Research & Papers

From Consensus to Split Decisions: ABC-Stratified Sentiment in Holocaust Oral Histories

Research shows off-the-shelf AI sentiment classifiers disagree 60% of the time on sensitive historical testimony.

Deep Dive

A new computational linguistics study reveals significant challenges in applying AI sentiment analysis to sensitive historical narratives. Researcher Daban Q. Jaff tested three off-the-shelf transformer-based sentiment classifiers on a massive corpus of 107,305 utterances from Holocaust oral histories, finding that models frequently disagree—particularly when determining what constitutes neutral sentiment in complex, emotionally layered testimony.

To address this uncertainty, the paper introduces an ABC (agreement-based stability) taxonomy that categorizes model outputs based on their level of consensus. This framework helps researchers identify where sentiment models are most reliable versus where they diverge systematically. The study also employs a T5-based emotion classifier as an auxiliary tool, comparing emotion distributions across different agreement strata to better understand the nature of model disagreements.

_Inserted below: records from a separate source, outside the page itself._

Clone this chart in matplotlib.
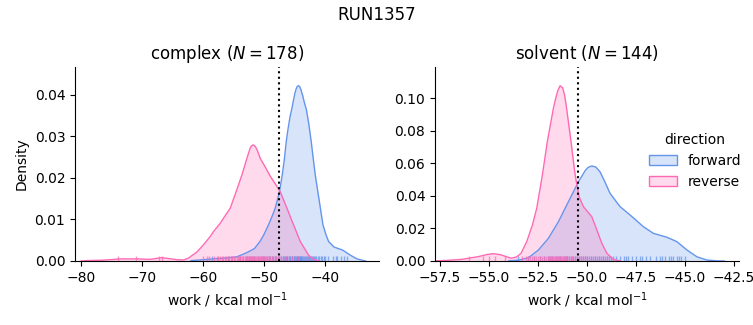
import matplotlib
matplotlib.use("Agg")
import matplotlib.pyplot as plt
from matplotlib.patches import Patch
import numpy as np

# ---- data ----
suptitle = "RUN1357"
panels = ["complex", "solvent"]
panel_n = [178, 144]
directions = ["forward", "reverse"]
colors = ["cornflowerblue", "hotpink"]

# complex phase KDE curves
complex_fwd_x = [-62, -60, -58.4, -56.5, -54.5, -53.5, -52.6, -51.6, -50.7, -50.0, -49.3, -48.7,
                 -48.2, -47.5, -47.05, -46.7, -46.4, -46.1, -45.8, -45.46, -45.2, -45.0, -44.8,
                 -44.6, -44.4, -44.2, -44.0, -43.7, -43.4, -43.1, -42.7, -42.3, -42.0, -41.64,
                 -41.2, -40.8, -40.38, -39.9, -39.46, -38.6, -37.9, -37.26, -36.6, -35.9, -34.8,
                 -33.4]
complex_fwd_y = [0.0001, 0.0003, 0.0005, 0.0007, 0.0010, 0.0016, 0.0022, 0.0030, 0.0047, 0.0065,
                 0.0087, 0.0108, 0.0127, 0.0167, 0.0207, 0.0245, 0.0287, 0.0318, 0.0345, 0.0368,
                 0.0388, 0.0402, 0.0413, 0.0420, 0.0422, 0.0420, 0.0413, 0.0398, 0.0380, 0.0365,
                 0.0330, 0.0287, 0.0250, 0.0207, 0.0165, 0.0127, 0.0087, 0.0064, 0.0047, 0.0034,
                 0.0030, 0.0027, 0.0021, 0.0014, 0.0005, 0.0]
complex_rev_x = [-80, -79, -76.3, -73.6, -70.9, -68.7, -66.8, -65.2, -64.2, -63.2, -62.4, -61.85,
                 -61.0, -59.95, -58.85, -58.3, -57.2, -56.67, -55.57, -54.6, -53.66, -52.84, -52.3,
                 -52.1, -51.85, -51.6, -51.4, -51.1, -50.66, -49.9, -49.13, -48.3, -47.38, -46.28,
                 -45.2, -44.1, -42.74, -41.9, -41.0]
complex_rev_y = [0.0, 0.0001, 0.0002, 0.0005, 0.0005, 0.0004, 0.0008, 0.0005, 0.0003, 0.00025,
                 0.0007, 0.0013, 0.0022, 0.0039, 0.0059, 0.0071, 0.0091, 0.0103, 0.0127, 0.0167,
                 0.0207, 0.0247, 0.0272, 0.0277, 0.02795, 0.0278, 0.0274, 0.0265, 0.0247, 0.0228,
                 0.0207, 0.0188, 0.0167, 0.0127, 0.0087, 0.0047, 0.0014, 0.0004, 0.0]

# solvent phase KDE curves
solvent_fwd_x = [-54.0, -53.5, -52.99, -52.48, -51.97, -51.46, -50.95, -50.44, -50.1, -49.95,
                 -49.76, -49.55, -49.34, -49.1, -48.83, -48.32, -47.81, -47.13, -46.62, -45.93,
                 -45.42, -44.91, -44.4, -43.89, -43.4, -43.0]
solvent_fwd_y = [0.0001, 0.0005, 0.0020, 0.0068, 0.0140, 0.0242, 0.0365, 0.0487, 0.0555, 0.0575,
                 0.0584, 0.0577, 0.0548, 0.0488, 0.0416, 0.0334, 0.0283, 0.0211, 0.0170, 0.0146,
                 0.0119, 0.0068, 0.0026, 0.0006, 0.0001, 0.0]
solvent_rev_x = [-57.8, -57.24, -56.4, -55.54, -55.1, -54.78, -54.4, -53.88, -53.6, -53.37, -53.08,
                 -52.79, -52.57, -52.28, -52.03, -51.72, -51.6, -51.5, -51.38, -51.25, -51.15,
                 -51.07, -50.82, -50.61, -50.41, -50.19, -49.76, -49.5, -49.25, -48.99, -48.66,
                 -48.3]
solvent_rev_y = [0.0001, 0.0003, 0.0010, 0.0027, 0.0040, 0.0045, 0.0038, 0.0017, 0.0025, 0.0047,
                 0.0119, 0.0221, 0.0324, 0.0529, 0.0733, 0.0938, 0.1000, 0.1045, 0.1077, 0.1065,
                 0.1020, 0.0960, 0.0733, 0.0529, 0.0395, 0.0334, 0.0272, 0.0190, 0.0109, 0.0047,
                 0.0010, 0.0]

# rug sample positions (approximate)
complex_fwd_rug = [-58.5, -56, -54, -53, -52.5, -52.2, -51.6, -51, -50.5, -50.2, -50, -49.5, -49.2,
                   -49, -48.7, -48.5, -48.2, -48, -47.7, -47.5, -47.2, -47, -46.8, -46.6, -46.5,
                   -46.3, -46.2, -46, -45.8, -45.7, -45.5, -45.4, -45.2, -45.1, -45, -44.8, -44.7,
                   -44.6, -44.5, -44.4, -44.3, -44.2, -44.1, -44, -43.9, -43.8, -43.6, -43.5,
                   -43.3, -43.2, -43, -42.8, -42.7, -42.5, -42.3, -42.2, -42, -41.8, -41.7, -41.5,
                   -41.2, -41, -40.7, -40.5, -40.2, -40, -39.5, -38.8, -38.3, -38, -37.5, -37,
                   -36.5]
complex_rev_rug = [-74, -71, -67.2, -66.8, -60, -59.3, -59, -58.2, -57.8, -57.5, -57.2, -57, -56.7,
                   -56.5, -56.2, -56, -55.8, -55.5, -55.3, -55.2, -55, -54.8, -54.5, -54.3, -54.2,
                   -54, -53.9, -53.7, -53.5, -53.4, -53.2, -53, -52.9, -52.8, -52.6, -52.5, -52.3,
                   -52.2, -52, -51.9, -51.8, -51.6, -51.5, -51.3, -51.2, -51, -50.9, -50.7, -50.5,
                   -50.4, -50.2, -50, -49.8, -49.7, -49.5, -49.3, -49.2, -49, -48.7, -48.5, -48.2,
                   -48, -47.7, -47.5, -47.2, -47, -46.5, -46, -45.5, -45, -44.5, -43]
solvent_fwd_rug = [-53.5, -53, -52.7, -52.4, -52.2, -52, -51.9, -51.8, -51.6, -51.5, -51.4, -51.2,
                   -51.1, -51, -50.9, -50.8, -50.7, -50.6, -50.5, -50.4, -50.3, -50.2, -50.1, -50,
                   -49.9, -49.8, -49.7, -49.6, -49.5, -49.4, -49.3, -49.2, -49.1, -49, -48.9,
                   -48.8, -48.7, -48.5, -48.3, -48.1, -48, -47.9, -47.7, -47.5, -47.3, -47.2, -47,
                   -46.8, -46.5, -46.3, -46.2, -46, -45.8, -45.7, -45.6, -45.4, -45.3, -45.2,
                   -45.0]
solvent_rev_rug = [-56, -55.3, -55, -54.7, -54.2, -53.3, -53.1, -53, -52.9, -52.8, -52.7, -52.6,
                   -52.5, -52.4, -52.3, -52.2, -52.1, -52, -51.95, -51.9, -51.85, -51.8, -51.75,
                   -51.7, -51.65, -51.6, -51.55, -51.5, -51.45, -51.4, -51.35, -51.3, -51.25,
                   -51.2, -51.15, -51.1, -51.05, -51, -50.9, -50.8, -50.75, -50.7, -50.6, -50.5,
                   -50.4, -50.3, -50.2, -50.1, -50, -49.8, -49.6, -49.4, -49.2, -49]

# free-energy estimate (dotted line)
vline_x = [-47.54, -50.47]

# axis settings
xlims = [(-81.0, -31.2), (-57.76, -42.25)]
ylims = [(0, 0.0467), (0, 0.1192)]
xticks = [np.arange(-80, -39, 10), np.arange(-57.5, -42.4, 2.5)]
yticks = [np.arange(0, 0.041, 0.01), np.arange(0, 0.101, 0.02)]

curves = [
    [(complex_fwd_x, complex_fwd_y, complex_fwd_rug), (complex_rev_x, complex_rev_y, complex_rev_rug)],
    [(solvent_fwd_x, solvent_fwd_y, solvent_fwd_rug), (solvent_rev_x, solvent_rev_y, solvent_rev_rug)],
]

fig = plt.figure(figsize=(7.53, 3.25), dpi=100)
ax_pos = [[75 / 753, 64 / 325, 304 / 753, 194 / 325],
          [435 / 753, 64 / 325, 304 / 753, 194 / 325]]

for i, name in enumerate(panels):
    ax = fig.add_axes(ax_pos[i])
    for j, (xs, ys, rug) in enumerate(curves[i]):
        c = colors[j]
        ax.fill_between(xs, ys, 0, color=c, alpha=0.25, lw=0)
        ax.plot(xs, ys, color=c, lw=1, solid_joinstyle="round")
        ax.vlines(rug, 0, 0.025, transform=ax.get_xaxis_transform(), colors=c, alpha=0.7, lw=1)
    ax.axvline(vline_x[i], color="black", ls=":", lw=1.5)
    ax.set_xlim(*xlims[i])
    ax.set_ylim(*ylims[i])
    ax.set_xticks(xticks[i])
    ax.set_yticks(yticks[i])
    ax.yaxis.set_major_formatter(matplotlib.ticker.FormatStrFormatter("%.2f"))
    ax.spines["top"].set_visible(False)
    ax.spines["right"].set_visible(False)
    ax.set_title(f"{name} ($N = {panel_n[i]}$)", fontsize=12)
    ax.set_xlabel("work / kcal mol$^{-1}$")
    if i == 0:
        ax.set_ylabel("Density")

handles = [Patch(facecolor=matplotlib.colors.to_rgba(c, 0.25), edgecolor=c, lw=1) for c in colors]
fig.legend(handles, directions, title="direction", frameon=False, loc="center",
           bbox_to_anchor=(0.923, 0.505), fontsize=10, title_fontsize=10)
fig.suptitle(suptitle, fontsize=12)

fig.savefig("out.png", dpi=100)
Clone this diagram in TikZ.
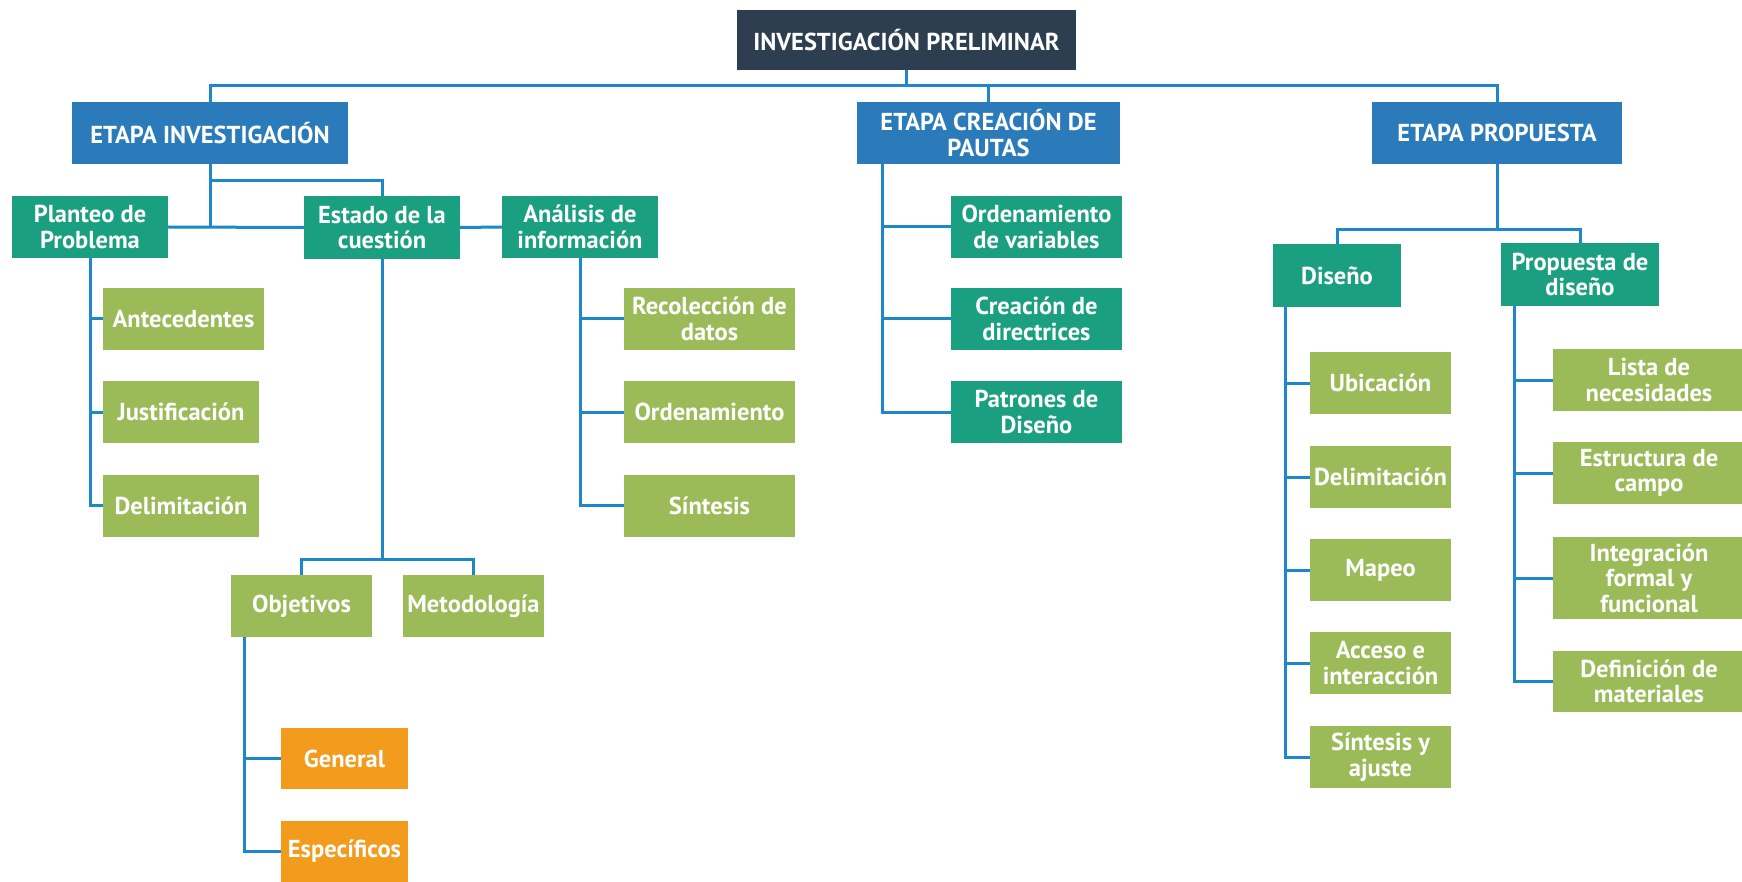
\documentclass[tikz,border=0pt]{standalone}
\usepackage{fontspec}
\setmainfont{PT Sans}
\definecolor{navy}{HTML}{2D3E50}
\definecolor{etapa}{HTML}{2B7BBA}
\definecolor{tealc}{HTML}{1A9F80}
\definecolor{greenc}{HTML}{9BBB59}
\definecolor{orangec}{HTML}{F29B1D}
\definecolor{linec}{HTML}{1C87C9}
\tikzset{
  boxbase/.style={draw=none, text=white, align=center, inner sep=0pt, font=\fontsize{24.5}{25.5}\selectfont\bfseries},
  rootbox/.style={boxbase, fill=navy},
  etapabox/.style={boxbase, fill=etapa},
  tealbox/.style={boxbase, fill=tealc},
  greenbox/.style={boxbase, fill=greenc},
  orangebox/.style={boxbase, fill=orangec},
  conn/.style={draw=linec, line width=3pt}
}
\begin{document}
\begin{tikzpicture}[x=1pt,y=-1pt]
\useasboundingbox (0,0) rectangle (1742,882);
\fill[white] (0,0) rectangle (1742,882);
\begin{scope}
\clip (0,0) rectangle (1742,882);
% root and stages
\node[rootbox, minimum width=339, minimum height=60] (root) at (906.5,40) {INVESTIGACIÓN PRELIMINAR};
\node[etapabox, minimum width=276, minimum height=62] (ei) at (210,133) {ETAPA INVESTIGACIÓN};
\node[etapabox, minimum width=263, minimum height=62] (ec) at (988.5,133) {ETAPA CREACIÓN DE\\PAUTAS};
\node[etapabox, minimum width=250, minimum height=62] (ep) at (1497,133) {ETAPA PROPUESTA};
% investigacion
\node[tealbox, minimum width=156, minimum height=62] (plan) at (90,227) {Planteo de\\Problema};
\node[tealbox, minimum width=156, minimum height=63] (est) at (382,227.5) {Estado de la\\cuestión};
\node[tealbox, minimum width=156, minimum height=62] (ana) at (580,227) {Análisis de\\información};
\node[greenbox, minimum width=161, minimum height=62] (ant) at (183.5,319) {Antecedentes};
\node[greenbox, minimum width=156, minimum height=62] (jus) at (181,412) {Justificación};
\node[greenbox, minimum width=156, minimum height=62] (del) at (181,505.5) {Delimitación};
\node[greenbox, minimum width=141, minimum height=62] (obj) at (301.5,606) {Objetivos};
\node[greenbox, minimum width=141, minimum height=62] (met) at (473.5,606) {Metodología};
\node[orangebox, minimum width=127, minimum height=61] (gen) at (344.5,758.5) {General};
\node[orangebox, minimum width=127, minimum height=61] (esp) at (344.5,851.5) {Específicos};
\node[greenbox, minimum width=171, minimum height=62] (rec) at (709.5,319) {Recolección de\\datos};
\node[greenbox, minimum width=171, minimum height=62] (ord) at (709.5,412) {Ordenamiento};
\node[greenbox, minimum width=171, minimum height=62] (sin) at (709.5,505.5) {Síntesis};
% creacion
\node[tealbox, minimum width=171, minimum height=62] (ov) at (1036.5,227) {Ordenamiento\\de variables};
\node[tealbox, minimum width=171, minimum height=62] (cd) at (1036.5,319) {Creación de\\directrices};
\node[tealbox, minimum width=171, minimum height=62] (pd) at (1036.5,412) {Patrones de\\Diseño};
% propuesta
\node[tealbox, minimum width=128, minimum height=63] (dis) at (1337,275.5) {Diseño};
\node[tealbox, minimum width=158, minimum height=63] (pdd) at (1580,274.5) {Propuesta de\\diseño};
\node[greenbox, minimum width=141, minimum height=62] (ubi) at (1380.5,383) {Ubicación};
\node[greenbox, minimum width=141, minimum height=62] (del2) at (1380.5,477) {Delimitación};
\node[greenbox, minimum width=141, minimum height=62] (map) at (1380.5,570) {Mapeo};
\node[greenbox, minimum width=141, minimum height=62] (acc) at (1380.5,663) {Acceso e\\interacción};
\node[greenbox, minimum width=141, minimum height=62] (sya) at (1380.5,757) {Síntesis y\\ajuste};
\node[greenbox, minimum width=192, minimum height=62] (lis) at (1649,380) {Lista de\\necesidades};
\node[greenbox, minimum width=192, minimum height=62] (estr) at (1649,473) {Estructura de\\campo};
\node[greenbox, minimum width=192, minimum height=82] (int) at (1649,578) {Integración\\formal y\\funcional};
\node[greenbox, minimum width=192, minimum height=61] (def) at (1649,681.5) {Definición de\\materiales};
\end{scope}
% coordinates
\coordinate (bus) at (0,86);
\coordinate (eib) at (ei.south |- 0,181);
\coordinate (ej) at (est.south |- 0,559);
\coordinate (ot) at (244,637);
\coordinate (ct) at (882,164);
\coordinate (pj) at (ep.south |- 0,230);
\coordinate (dt) at (1285,307);
\coordinate (pt) at (1514,306);
% connectors
\draw[conn] (root.south) -- (root.south |- bus);
\draw[conn] (ei.north) -- (ei.north |- bus) -| (ep.north);
\draw[conn] (ec.north) -- (ec.north |- bus);
\draw[conn] (ei.south) -- (ei.south |- plan.east);
\draw[conn] (plan.east) -- (est.west);
\draw[conn] (eib) -| (est.north);
\draw[conn] (est.east) -- (ana.west);
\draw[conn] (plan.south) |- (del.west);
\draw[conn] (plan.south |- ant.west) -- (ant.west);
\draw[conn] (plan.south |- jus.west) -- (jus.west);
\draw[conn] (est.south) -- (ej);
\draw[conn] (obj.north) |- (ej) -| (met.north);
\draw[conn] (ot) |- (esp.west);
\draw[conn] (ot |- gen.west) -- (gen.west);
\draw[conn] (ana.south) |- (sin.west);
\draw[conn] (ana.south |- rec.west) -- (rec.west);
\draw[conn] (ana.south |- ord.west) -- (ord.west);
\draw[conn] (ct) |- (pd.west);
\draw[conn] (ct |- ov.west) -- (ov.west);
\draw[conn] (ct |- cd.west) -- (cd.west);
\draw[conn] (ep.south) -- (pj);
\draw[conn] (dis.north) |- (pj) -| (pdd.north);
\draw[conn] (dt) |- (sya.west);
\draw[conn] (dt |- ubi.west) -- (ubi.west);
\draw[conn] (dt |- del2.west) -- (del2.west);
\draw[conn] (dt |- map.west) -- (map.west);
\draw[conn] (dt |- acc.west) -- (acc.west);
\draw[conn] (pt) |- (def.west);
\draw[conn] (pt |- lis.west) -- (lis.west);
\draw[conn] (pt |- estr.west) -- (estr.west);
\draw[conn] (pt |- int.west) -- (int.west);
\end{tikzpicture}
\end{document}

The findings highlight the limitations of current AI sentiment tools when applied to domain-shifted, long-form narratives with complex discourse structures. By combining multi-model label triangulation with the ABC taxonomy, the research provides a more cautious, operational framework for using AI in historical analysis—one that acknowledges uncertainty rather than presenting false confidence in model outputs.

Key Points
  • Tested 3 transformer-based sentiment classifiers on 107,305 Holocaust testimony utterances
  • Found low-to-moderate inter-model agreement (60% disagreement rate) driven by neutral sentiment boundaries
  • Introduced ABC taxonomy framework for categorizing model stability in sensitive historical contexts

Why It Matters

Highlights AI's current limitations for analyzing complex human narratives and provides frameworks for more responsible historical analysis.